Morphologically Controlled Electrochemical Assembly of Pillar[6]quinone Crystals through the Interaction with Electrolytes

Abstract

AbstractThe morphology engineering of porous materials is advantageous for improving their properties and designing the structure of their nanopores. Among the synthetic methods available, electrochemical deposition is one of the most advantageous for shape engineering, because the reaction conditions can be easily controlled and the deposition only occurs at the electrode surface. Herein, we report the manipulation in size and shape of pillar[6]quinone (P[Q]6) crystal structure by varying the electrolytic conditions during the electrochemical synthesis. Significant morphological change was observed with the use of supporting electrolytes having different alkylammonium cations, presumably due to the host‐guest interaction between the cation and the 1,4‐dihydroxypillar[6]arene (P[HQ]6) precursor. However, when alkali metal cations were used, the morphology slightly changed, depending on the size of the alkali metal cation.
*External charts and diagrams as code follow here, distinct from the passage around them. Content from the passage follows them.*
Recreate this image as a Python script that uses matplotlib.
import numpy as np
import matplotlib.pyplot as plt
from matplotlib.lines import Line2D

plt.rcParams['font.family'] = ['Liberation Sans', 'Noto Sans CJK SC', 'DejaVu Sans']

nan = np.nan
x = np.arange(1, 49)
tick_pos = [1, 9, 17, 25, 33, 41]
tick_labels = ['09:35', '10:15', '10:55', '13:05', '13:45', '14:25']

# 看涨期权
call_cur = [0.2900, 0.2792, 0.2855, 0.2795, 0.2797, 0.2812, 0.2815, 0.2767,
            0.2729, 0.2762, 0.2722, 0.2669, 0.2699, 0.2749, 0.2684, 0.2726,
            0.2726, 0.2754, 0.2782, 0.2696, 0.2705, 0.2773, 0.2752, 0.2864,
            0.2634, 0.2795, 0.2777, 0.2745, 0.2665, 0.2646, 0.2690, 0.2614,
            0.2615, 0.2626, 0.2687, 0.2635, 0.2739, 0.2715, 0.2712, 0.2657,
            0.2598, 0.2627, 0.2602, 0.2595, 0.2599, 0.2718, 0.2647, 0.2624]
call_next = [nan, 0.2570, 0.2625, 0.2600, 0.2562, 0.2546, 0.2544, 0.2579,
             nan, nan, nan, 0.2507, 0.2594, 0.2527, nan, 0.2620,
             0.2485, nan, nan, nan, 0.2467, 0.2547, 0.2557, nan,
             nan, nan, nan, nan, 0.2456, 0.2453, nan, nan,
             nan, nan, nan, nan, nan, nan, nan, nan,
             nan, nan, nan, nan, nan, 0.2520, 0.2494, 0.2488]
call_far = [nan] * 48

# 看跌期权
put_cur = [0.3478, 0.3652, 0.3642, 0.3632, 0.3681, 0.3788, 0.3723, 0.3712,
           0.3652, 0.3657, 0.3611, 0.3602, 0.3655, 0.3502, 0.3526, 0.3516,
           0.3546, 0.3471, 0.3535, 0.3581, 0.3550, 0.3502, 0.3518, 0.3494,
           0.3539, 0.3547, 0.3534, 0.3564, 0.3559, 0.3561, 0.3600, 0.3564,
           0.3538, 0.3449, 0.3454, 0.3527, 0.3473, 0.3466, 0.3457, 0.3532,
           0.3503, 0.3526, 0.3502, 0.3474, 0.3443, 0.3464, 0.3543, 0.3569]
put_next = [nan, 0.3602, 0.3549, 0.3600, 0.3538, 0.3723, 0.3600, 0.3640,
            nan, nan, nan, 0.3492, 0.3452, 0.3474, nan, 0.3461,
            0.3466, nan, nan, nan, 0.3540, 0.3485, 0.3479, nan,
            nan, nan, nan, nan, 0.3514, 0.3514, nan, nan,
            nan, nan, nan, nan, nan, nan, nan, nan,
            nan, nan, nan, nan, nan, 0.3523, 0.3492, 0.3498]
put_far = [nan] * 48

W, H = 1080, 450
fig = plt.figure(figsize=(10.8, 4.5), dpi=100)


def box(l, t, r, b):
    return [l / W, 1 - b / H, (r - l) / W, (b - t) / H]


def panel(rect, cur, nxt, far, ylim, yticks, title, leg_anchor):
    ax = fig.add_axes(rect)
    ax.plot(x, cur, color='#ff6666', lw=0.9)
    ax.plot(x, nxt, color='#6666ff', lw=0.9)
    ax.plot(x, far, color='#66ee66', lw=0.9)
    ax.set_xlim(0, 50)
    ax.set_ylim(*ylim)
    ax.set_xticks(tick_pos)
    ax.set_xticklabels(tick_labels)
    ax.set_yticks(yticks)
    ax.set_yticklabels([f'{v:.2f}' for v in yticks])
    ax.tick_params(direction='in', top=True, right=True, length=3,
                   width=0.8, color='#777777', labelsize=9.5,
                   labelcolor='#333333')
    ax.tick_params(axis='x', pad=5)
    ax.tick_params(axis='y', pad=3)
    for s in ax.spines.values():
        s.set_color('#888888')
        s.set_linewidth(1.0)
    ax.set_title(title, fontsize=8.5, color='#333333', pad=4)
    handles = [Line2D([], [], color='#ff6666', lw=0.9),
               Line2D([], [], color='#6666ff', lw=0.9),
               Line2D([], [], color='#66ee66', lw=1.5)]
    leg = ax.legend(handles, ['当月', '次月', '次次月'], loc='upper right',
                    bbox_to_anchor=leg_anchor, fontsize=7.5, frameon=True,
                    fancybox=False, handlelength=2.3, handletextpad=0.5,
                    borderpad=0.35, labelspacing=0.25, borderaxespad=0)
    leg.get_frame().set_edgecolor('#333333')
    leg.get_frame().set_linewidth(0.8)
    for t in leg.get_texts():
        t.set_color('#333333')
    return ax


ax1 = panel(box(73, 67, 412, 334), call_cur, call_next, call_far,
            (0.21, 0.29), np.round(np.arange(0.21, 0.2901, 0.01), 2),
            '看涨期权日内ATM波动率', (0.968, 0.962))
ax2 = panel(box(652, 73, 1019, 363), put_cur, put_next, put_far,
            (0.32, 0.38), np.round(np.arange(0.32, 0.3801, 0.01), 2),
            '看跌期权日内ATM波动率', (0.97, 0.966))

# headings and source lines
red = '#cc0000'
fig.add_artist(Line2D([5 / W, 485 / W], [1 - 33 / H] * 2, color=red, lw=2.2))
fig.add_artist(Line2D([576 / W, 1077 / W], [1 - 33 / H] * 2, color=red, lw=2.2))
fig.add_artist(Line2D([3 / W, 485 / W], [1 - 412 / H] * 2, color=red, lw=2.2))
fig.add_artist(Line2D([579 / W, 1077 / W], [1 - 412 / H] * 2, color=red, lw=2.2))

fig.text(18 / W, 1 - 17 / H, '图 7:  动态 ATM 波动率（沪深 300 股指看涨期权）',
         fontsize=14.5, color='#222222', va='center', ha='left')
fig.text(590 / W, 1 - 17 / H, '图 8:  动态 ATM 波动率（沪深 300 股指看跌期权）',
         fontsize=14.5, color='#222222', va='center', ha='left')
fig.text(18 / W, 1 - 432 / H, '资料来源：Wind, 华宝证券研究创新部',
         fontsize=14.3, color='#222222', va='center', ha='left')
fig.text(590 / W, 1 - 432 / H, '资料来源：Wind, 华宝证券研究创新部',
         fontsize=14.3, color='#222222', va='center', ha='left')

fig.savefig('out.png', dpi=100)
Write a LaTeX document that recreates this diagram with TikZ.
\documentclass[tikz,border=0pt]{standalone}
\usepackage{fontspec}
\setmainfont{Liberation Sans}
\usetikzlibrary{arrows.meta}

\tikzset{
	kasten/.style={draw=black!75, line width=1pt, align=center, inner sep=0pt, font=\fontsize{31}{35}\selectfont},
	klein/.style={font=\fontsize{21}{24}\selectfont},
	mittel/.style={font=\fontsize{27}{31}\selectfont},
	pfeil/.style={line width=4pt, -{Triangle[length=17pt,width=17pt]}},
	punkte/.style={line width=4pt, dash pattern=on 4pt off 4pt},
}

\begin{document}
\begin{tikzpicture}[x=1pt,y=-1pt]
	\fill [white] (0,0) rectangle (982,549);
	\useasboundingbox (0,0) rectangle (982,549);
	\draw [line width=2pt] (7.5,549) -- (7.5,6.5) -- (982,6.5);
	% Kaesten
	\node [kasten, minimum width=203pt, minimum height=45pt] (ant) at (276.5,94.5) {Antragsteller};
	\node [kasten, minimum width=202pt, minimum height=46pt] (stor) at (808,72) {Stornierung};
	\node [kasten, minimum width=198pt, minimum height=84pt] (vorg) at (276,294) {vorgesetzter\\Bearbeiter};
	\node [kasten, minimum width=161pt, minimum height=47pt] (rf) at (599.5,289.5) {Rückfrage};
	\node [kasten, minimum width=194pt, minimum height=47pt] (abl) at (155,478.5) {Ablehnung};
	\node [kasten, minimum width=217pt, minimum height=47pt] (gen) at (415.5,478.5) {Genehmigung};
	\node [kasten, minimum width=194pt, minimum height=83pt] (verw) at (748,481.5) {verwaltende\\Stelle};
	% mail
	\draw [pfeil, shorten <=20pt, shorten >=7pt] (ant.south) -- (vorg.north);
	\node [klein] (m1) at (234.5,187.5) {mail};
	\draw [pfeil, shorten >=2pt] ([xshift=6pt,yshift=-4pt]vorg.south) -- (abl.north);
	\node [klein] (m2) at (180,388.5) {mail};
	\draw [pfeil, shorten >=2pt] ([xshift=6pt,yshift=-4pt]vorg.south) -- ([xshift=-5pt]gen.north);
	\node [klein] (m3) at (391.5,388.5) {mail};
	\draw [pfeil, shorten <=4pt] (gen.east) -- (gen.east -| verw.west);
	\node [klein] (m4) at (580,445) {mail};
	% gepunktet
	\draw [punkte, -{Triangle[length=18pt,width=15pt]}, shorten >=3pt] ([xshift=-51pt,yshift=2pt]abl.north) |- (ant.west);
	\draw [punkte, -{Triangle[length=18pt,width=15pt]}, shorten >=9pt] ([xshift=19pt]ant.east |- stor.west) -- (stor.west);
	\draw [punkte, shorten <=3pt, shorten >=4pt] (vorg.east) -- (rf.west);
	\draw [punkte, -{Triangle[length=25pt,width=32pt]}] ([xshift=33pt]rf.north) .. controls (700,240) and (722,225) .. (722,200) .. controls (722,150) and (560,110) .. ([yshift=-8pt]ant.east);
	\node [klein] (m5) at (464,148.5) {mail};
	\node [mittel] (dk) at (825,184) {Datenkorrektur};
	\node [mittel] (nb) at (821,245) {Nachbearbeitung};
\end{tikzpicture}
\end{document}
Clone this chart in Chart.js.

Powder X‐ray diffraction analysis revealed that the electrochemical assembly of P[Q]6 gives the same crystal structure, while DFT calculations suggested that the change in the crystal morphology was caused by the incorporation of the cation species, which inhibited the crystal growth of P[Q]6. In addition, it was found that the manipulation in size and shape of the morphologies could also be achieved by changing the composition of the solvent.